:: Set problem ::
Include the line with "y_ticks = [0, 100, 200, 300, 400, 500, 600]" and every line before it in the entries below, echoed exactly, but not the pictures.

— START OF Data to use —

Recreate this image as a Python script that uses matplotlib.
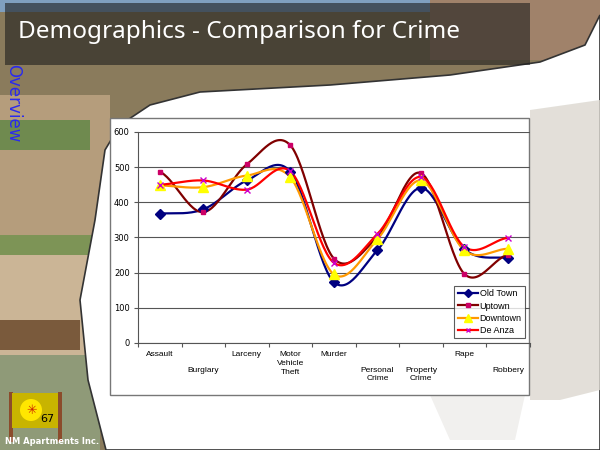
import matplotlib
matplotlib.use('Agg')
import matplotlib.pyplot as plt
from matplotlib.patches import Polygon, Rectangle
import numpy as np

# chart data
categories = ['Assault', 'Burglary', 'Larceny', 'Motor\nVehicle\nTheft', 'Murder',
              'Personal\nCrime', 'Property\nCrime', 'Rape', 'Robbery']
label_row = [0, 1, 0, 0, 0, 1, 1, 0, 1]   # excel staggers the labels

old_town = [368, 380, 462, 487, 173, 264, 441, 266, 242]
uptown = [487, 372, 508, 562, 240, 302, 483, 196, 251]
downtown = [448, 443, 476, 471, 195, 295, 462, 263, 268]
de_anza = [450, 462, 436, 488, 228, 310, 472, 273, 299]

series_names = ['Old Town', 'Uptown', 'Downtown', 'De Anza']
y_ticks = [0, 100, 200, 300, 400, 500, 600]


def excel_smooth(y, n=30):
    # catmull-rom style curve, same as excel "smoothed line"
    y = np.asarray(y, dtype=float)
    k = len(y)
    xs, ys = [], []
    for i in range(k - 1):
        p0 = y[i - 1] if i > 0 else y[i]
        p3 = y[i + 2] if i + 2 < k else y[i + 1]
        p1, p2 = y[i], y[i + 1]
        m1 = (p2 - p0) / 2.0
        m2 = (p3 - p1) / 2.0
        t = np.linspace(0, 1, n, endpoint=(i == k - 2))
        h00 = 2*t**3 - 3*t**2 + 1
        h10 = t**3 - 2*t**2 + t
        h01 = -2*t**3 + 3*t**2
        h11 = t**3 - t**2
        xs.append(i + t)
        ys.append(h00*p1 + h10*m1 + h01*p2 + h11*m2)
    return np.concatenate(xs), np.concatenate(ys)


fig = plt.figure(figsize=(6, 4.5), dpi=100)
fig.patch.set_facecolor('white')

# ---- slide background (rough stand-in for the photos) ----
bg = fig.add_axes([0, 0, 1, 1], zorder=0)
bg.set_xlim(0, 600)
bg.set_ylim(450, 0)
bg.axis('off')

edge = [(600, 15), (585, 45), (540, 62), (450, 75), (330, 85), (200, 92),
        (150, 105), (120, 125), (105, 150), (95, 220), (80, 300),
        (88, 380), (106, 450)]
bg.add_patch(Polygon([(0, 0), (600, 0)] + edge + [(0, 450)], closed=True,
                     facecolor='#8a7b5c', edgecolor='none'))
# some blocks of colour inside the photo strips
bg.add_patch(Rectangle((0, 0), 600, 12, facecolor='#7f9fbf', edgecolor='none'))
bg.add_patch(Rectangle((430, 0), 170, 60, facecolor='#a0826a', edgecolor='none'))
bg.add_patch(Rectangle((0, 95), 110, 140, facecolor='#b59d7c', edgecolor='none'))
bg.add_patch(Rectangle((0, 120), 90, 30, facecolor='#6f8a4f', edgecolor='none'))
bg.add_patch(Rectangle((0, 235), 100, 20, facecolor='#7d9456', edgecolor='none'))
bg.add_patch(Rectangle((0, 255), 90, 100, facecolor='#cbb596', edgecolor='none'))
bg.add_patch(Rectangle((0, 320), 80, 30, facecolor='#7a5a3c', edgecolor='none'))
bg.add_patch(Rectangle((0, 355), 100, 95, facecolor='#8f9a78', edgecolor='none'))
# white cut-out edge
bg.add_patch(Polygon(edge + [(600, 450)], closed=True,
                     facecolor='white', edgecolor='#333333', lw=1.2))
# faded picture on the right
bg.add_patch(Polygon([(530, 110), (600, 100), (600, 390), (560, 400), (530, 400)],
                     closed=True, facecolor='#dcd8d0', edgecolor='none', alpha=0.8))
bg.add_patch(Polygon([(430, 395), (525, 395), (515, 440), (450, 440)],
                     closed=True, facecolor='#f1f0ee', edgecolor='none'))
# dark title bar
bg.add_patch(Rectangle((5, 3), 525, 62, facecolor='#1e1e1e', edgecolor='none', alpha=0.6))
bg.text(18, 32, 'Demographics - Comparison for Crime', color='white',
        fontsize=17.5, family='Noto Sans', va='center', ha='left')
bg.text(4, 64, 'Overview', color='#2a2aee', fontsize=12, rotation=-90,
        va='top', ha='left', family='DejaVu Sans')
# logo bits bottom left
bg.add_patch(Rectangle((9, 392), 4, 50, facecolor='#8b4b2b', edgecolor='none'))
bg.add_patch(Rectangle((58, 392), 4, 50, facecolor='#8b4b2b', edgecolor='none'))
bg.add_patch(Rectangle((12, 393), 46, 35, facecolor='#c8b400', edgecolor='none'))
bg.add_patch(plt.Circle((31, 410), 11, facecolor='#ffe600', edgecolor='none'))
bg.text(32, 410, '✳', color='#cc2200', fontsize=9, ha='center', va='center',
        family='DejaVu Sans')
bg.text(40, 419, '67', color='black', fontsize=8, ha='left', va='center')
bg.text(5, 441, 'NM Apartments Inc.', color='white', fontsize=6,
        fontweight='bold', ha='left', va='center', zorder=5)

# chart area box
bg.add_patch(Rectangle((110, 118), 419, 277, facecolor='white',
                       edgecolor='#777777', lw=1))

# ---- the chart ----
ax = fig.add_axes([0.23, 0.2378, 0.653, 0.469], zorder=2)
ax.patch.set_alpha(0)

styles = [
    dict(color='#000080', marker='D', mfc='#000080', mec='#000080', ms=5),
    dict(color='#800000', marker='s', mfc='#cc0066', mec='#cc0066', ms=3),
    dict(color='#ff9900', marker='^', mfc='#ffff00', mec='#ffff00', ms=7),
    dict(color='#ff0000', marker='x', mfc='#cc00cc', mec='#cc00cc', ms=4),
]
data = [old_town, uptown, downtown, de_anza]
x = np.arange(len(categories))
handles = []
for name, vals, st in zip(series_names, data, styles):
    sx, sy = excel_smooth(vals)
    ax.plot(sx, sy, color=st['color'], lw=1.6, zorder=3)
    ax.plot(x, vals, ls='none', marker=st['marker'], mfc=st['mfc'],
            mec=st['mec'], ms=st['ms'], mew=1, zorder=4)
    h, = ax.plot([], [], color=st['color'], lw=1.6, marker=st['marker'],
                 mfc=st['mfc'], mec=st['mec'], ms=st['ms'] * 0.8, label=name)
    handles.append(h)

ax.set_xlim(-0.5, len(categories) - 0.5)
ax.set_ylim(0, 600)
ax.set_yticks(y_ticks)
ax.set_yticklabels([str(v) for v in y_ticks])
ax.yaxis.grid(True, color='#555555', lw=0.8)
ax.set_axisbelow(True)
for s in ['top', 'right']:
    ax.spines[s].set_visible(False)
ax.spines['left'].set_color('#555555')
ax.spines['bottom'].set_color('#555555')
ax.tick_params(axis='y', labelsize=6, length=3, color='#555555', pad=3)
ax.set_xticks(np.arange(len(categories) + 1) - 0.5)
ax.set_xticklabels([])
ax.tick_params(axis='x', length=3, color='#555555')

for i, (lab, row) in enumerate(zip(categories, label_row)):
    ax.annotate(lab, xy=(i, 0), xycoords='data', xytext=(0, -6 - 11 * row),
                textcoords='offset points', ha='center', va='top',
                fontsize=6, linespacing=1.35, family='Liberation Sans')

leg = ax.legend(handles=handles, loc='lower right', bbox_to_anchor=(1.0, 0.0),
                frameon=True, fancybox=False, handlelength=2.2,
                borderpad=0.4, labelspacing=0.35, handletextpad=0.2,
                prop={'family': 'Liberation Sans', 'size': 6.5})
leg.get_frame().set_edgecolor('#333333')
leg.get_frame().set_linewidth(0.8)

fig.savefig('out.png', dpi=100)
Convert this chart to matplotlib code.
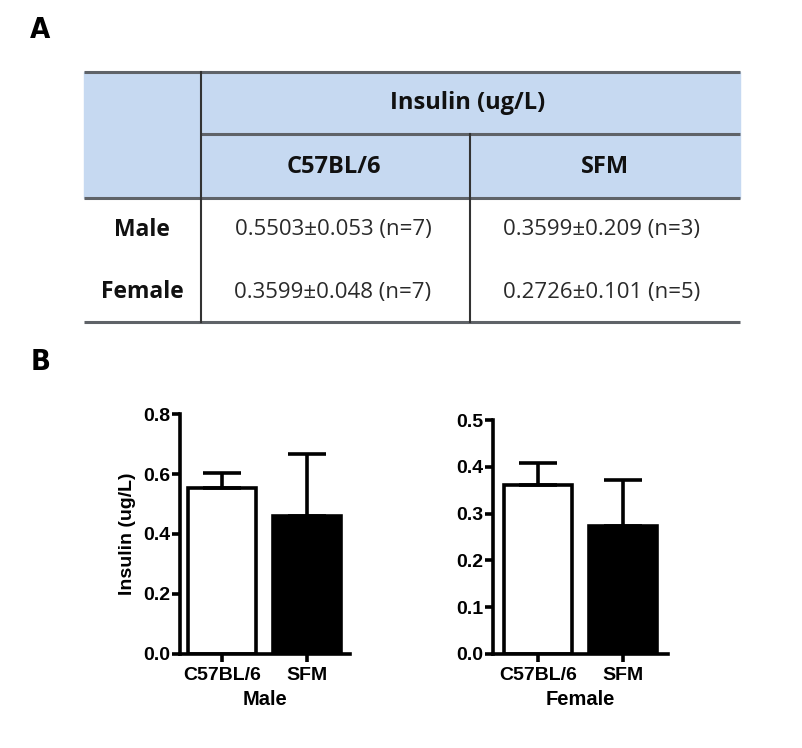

— END OF Data to use —

:: Answer ::
Recreate this image as a Python script that uses matplotlib.
import matplotlib
matplotlib.use('Agg')
import matplotlib.pyplot as plt
from matplotlib.patches import Polygon, Rectangle
import numpy as np

# chart data
categories = ['Assault', 'Burglary', 'Larceny', 'Motor\nVehicle\nTheft', 'Murder',
              'Personal\nCrime', 'Property\nCrime', 'Rape', 'Robbery']
label_row = [0, 1, 0, 0, 0, 1, 1, 0, 1]   # excel staggers the labels

old_town = [368, 380, 462, 487, 173, 264, 441, 266, 242]
uptown = [487, 372, 508, 562, 240, 302, 483, 196, 251]
downtown = [448, 443, 476, 471, 195, 295, 462, 263, 268]
de_anza = [450, 462, 436, 488, 228, 310, 472, 273, 299]

series_names = ['Old Town', 'Uptown', 'Downtown', 'De Anza']
y_ticks = [0, 100, 200, 300, 400, 500, 600]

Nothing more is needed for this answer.